那么难道map的遍历并不是那么的随机吗?
以下代码参考go1.18
hiter是map遍历的结构,主要记录了当前遍历的元素、开始位置等来完成整个遍历过程
// A hash iteration structure.
// If you modify hiter, also change cmd/compile/internal/reflectdata/reflect.go
// and reflect/value.go to match the layout of this structure.
type hiter struct {
// 指向下一个遍历key的地址
key unsafe.Pointer // Must be in first position. Write nil to indicate iteration end (see cmd/compile/internal/walk/range.go).
// 指向下一个遍历value的地址
elem unsafe.Pointer // Must be in second position (see cmd/compile/internal/walk/range.go).
// map类型
t *maptype
// map header
h *hmap
// 初始化时指向的bucket
buckets unsafe.Pointer // bucket ptr at hash_iter initialization time
// 当前遍历到的bmap
bptr *bmap // current bucket
overflow *[]*bmap // keeps overflow buckets of hmap.buckets alive
oldoverflow *[]*bmap // keeps overflow buckets of hmap.oldbuckets alive
// 开始桶
startBucket uintptr // bucket iteration started at
// 桶内偏移量
offset uint8 // intra-bucket offset to start from during iteration (should be big enough to hold bucketCnt-1)
// 是否从头遍历了
wrapped bool // already wrapped around from end of bucket array to beginning
B uint8
// 正在遍历的槽位
i uint8
// 正在遍历的桶位
bucket uintptr
// 用于扩容时进行检查
checkBucket uintptr
}
mapiterinit为开始遍历的方法,主要是确定初始遍历的位置
// mapiterinit initializes the hiter struct used for ranging over maps.
// The hiter struct pointed to by 'it' is allocated on the stack
// by the compilers order pass or on the heap by reflect_mapiterinit.
// Both need to have zeroed hiter since the struct contains pointers.
func mapiterinit(t *maptype, h *hmap, it *hiter) {
// 若map为空,则跳过遍历过程
it.t = t
if h == nil || h.count == 0 {
return
}
if unsafe.Sizeof(hiter{})/goarch.PtrSize != 12 {
throw("hash_iter size incorrect") // see cmd/compile/internal/reflectdata/reflect.go
}
it.h = h
// grab snapshot of bucket state
// 迭代器快照记录map桶信息
it.B = h.B
it.buckets = h.buckets
if t.bucket.ptrdata == 0 {
// Allocate the current slice and remember pointers to both current and old.

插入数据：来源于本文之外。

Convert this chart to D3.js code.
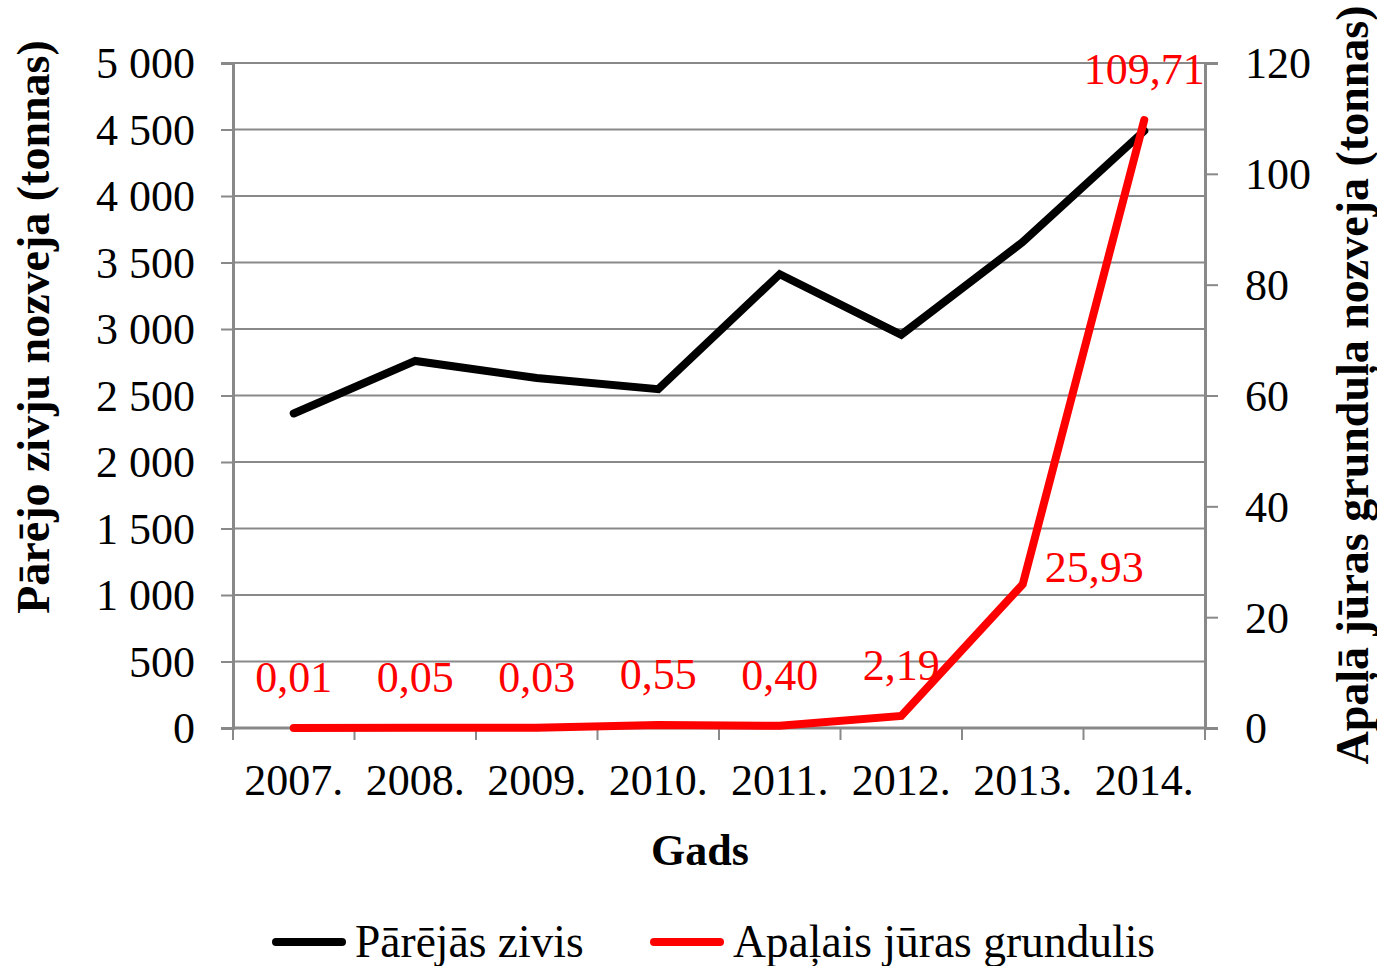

// This preserves all relevant overflow buckets alive even if
// the table grows and/or overflow buckets are added to the table
// while we are iterating.
h.createOverflow()
it.overflow = h.extra.overflow
it.oldoverflow = h.extra.oldoverflow
}
// decide where to start
// 开始bucket选择随机数的低B位
// 偏移量选择随机数高B位与桶数量,显然这个桶数量是不包括溢出桶的
r := uintptr(fastrand())
if h.B > 31-bucketCntBits {
r += uintptr(fastrand()) << 31
}
it.startBucket = r & bucketMask(h.B)
it.offset = uint8(r >> h.B & (bucketCnt - 1))
// iterator state
// 更新迭代器桶为初始桶
it.bucket = it.startBucket
// Remember we have an iterator.
// Can run concurrently with another mapiterinit().
// 标记可能有迭代正在使用桶和旧桶
if old := h.flags; old&(iterator|oldIterator) != iterator|oldIterator {
atomic.Or8(&h.flags, iterator|oldIterator)
}
mapiternext(it)
}
从上面的代码分析我们便可以看出随机选取的元素并不是真的随机,溢出桶并不包含在随机选择的范围里面
在具体的遍历过程,存在以下疑问
- 如果在扩容中,如何进行遍历?
- 如何保证不遗漏?
- 如何防止重复遍历?
func mapiternext(it *hiter) {
h := it.h
// 如果标记已经写入,则抛出并发迭代写入错误
if h.flags&hashWriting != 0 {
throw("concurrent map iteration and map write")
}
t := it.t
bucket := it.bucket
b := it.bptr
i := it.i
checkBucket := it.checkBucket
next:
if b == nil {
// 如果再次遇到开始bucket且是从头遍历的,则说明迭代结束,返回
if bucket == it.startBucket && it.wrapped {
// end of iteration
it.key = nil
it.elem = nil
return
}
// 如果正在迁移过程中,且老桶没被迁移,采用老桶
if h.growing() && it.B == h.B {
// Iterator was started in the middle of a grow, and the grow isn't done yet.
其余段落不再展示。